Türkiye’de bu çatışma, savaş, mücadele-ya da adı her neyse- her cenah tarafından başından beri farklı anlatılıyor. Muhafazakar kesim, tüm bu olanları, Müslüman soykırımı olarak aktarırken, sol kesim savaşı ulus mücadelesi bağlamında yorumluyor. Bana göre ise tüm anlatılar tıpkı Ortadoğu’daki diğer ülkelerde olduğu gib insan haklarının hiçe sayılmasını ıskalıyorlar. Orantısız şiddet, baskı, sokağa çıkma yasakları ve bunun gibi daha nicesi…
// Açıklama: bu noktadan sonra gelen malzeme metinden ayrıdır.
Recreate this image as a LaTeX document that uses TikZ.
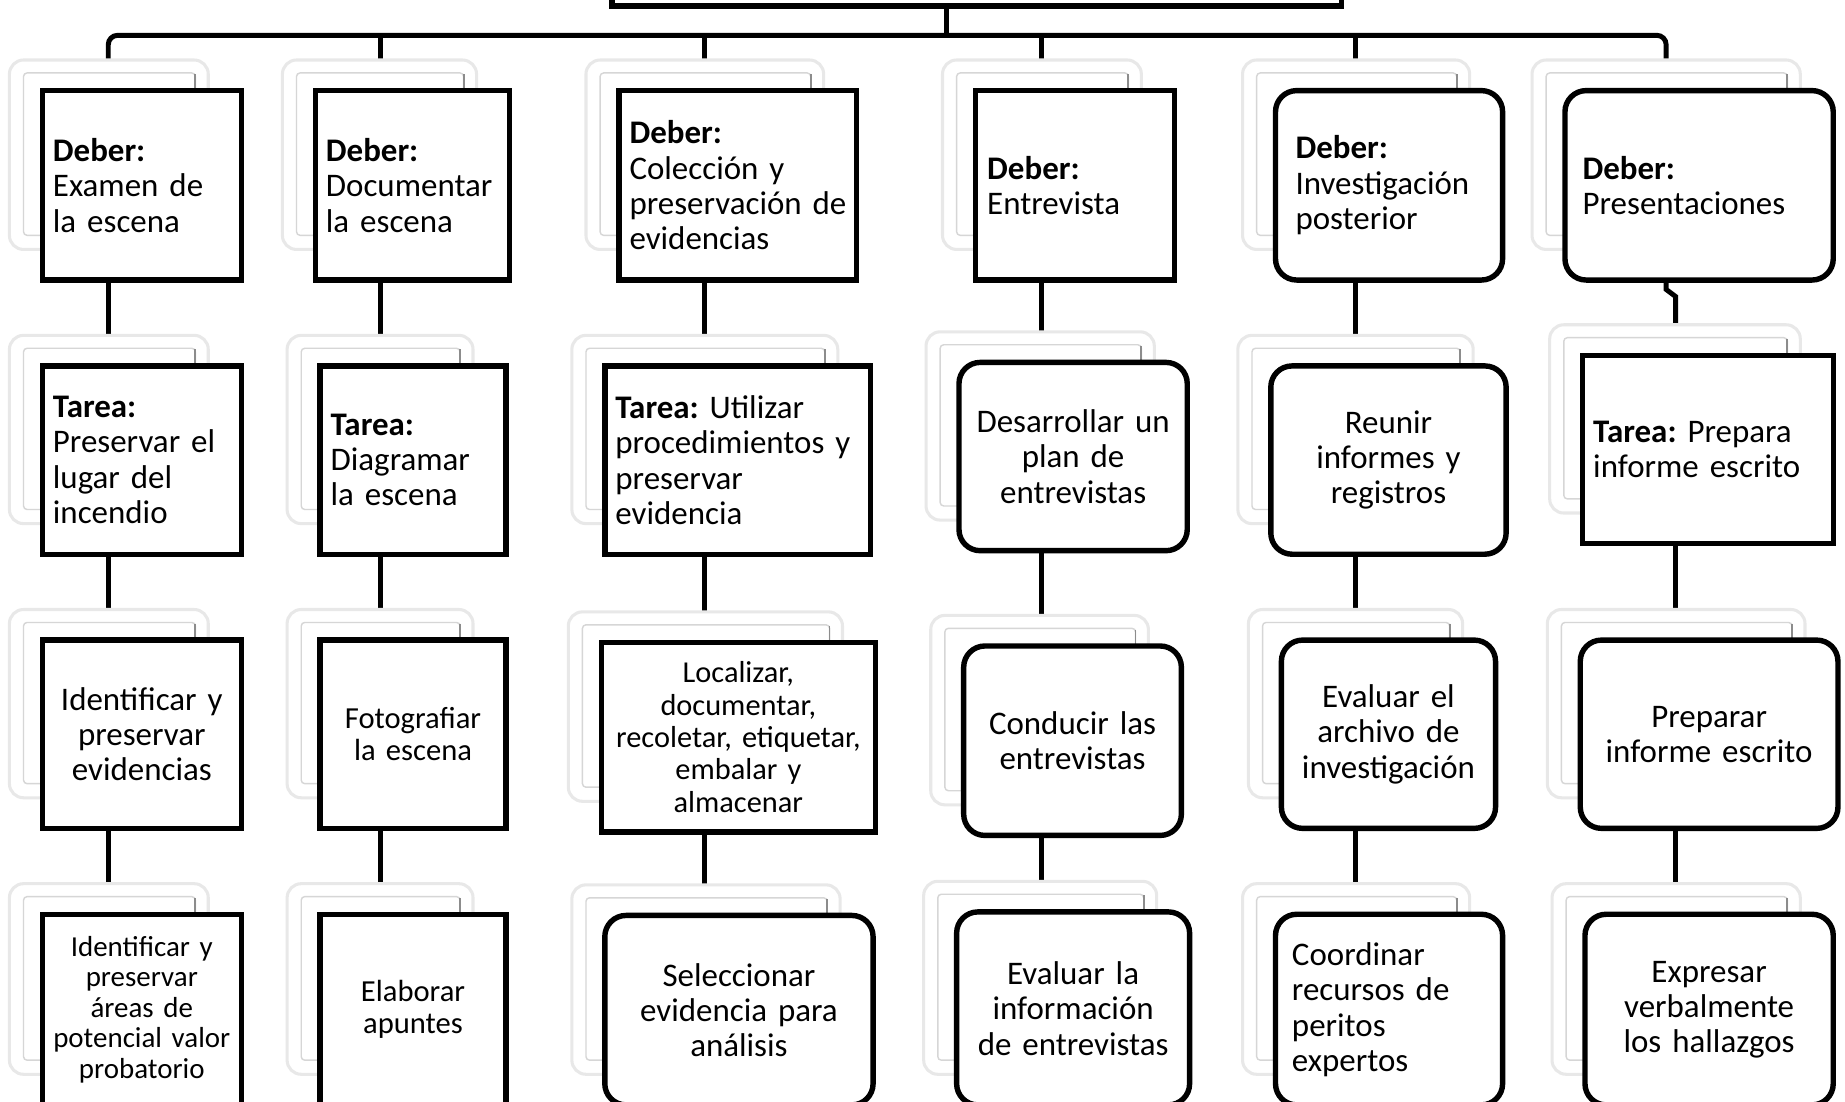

Hepsi teknolojik ve diplomatik üstünlükten kaynaklanıyor. Üstelik İsrail’deki halkın sosyolojik yapısının iyi tetkik edildiğinden de emin değilim. Dil bilmeyenler yabancı kaynaklardan besleniyor, bilenler ise taraflı anlatıyor. Öte yandan bu bizim savaşımız değil. Üstelik bizim İsrail’de yaşayan ve Türkiye’de yaşayan Musevi kökenli birçok vatandaşımız var. Dolayısıyla tüm siyasi partilerin ülkemizdeki Musevi vatandaşları gözeterek açıklama yapmasını beklerdim. Ancak olmadı. Özellikle sol partilerden bu davayı sahiplenmek yerine barış çağrısı yapmalarını beklerdim. Ancak hayalim gerçekleşmedi. Savaşların en kötü yanı insan zihnini dramatik bir biçimde manipüle ederek taraf olmaya zorlamasıdır. Çok sevdiğim bir söz var; ‘en kötü barış, en haklı savaştan iyidir’ diye… Akıbet ne olur? belirsiz. Buna rağmen şunu net söyleyebilirim ki savaşların kazananı yoktur.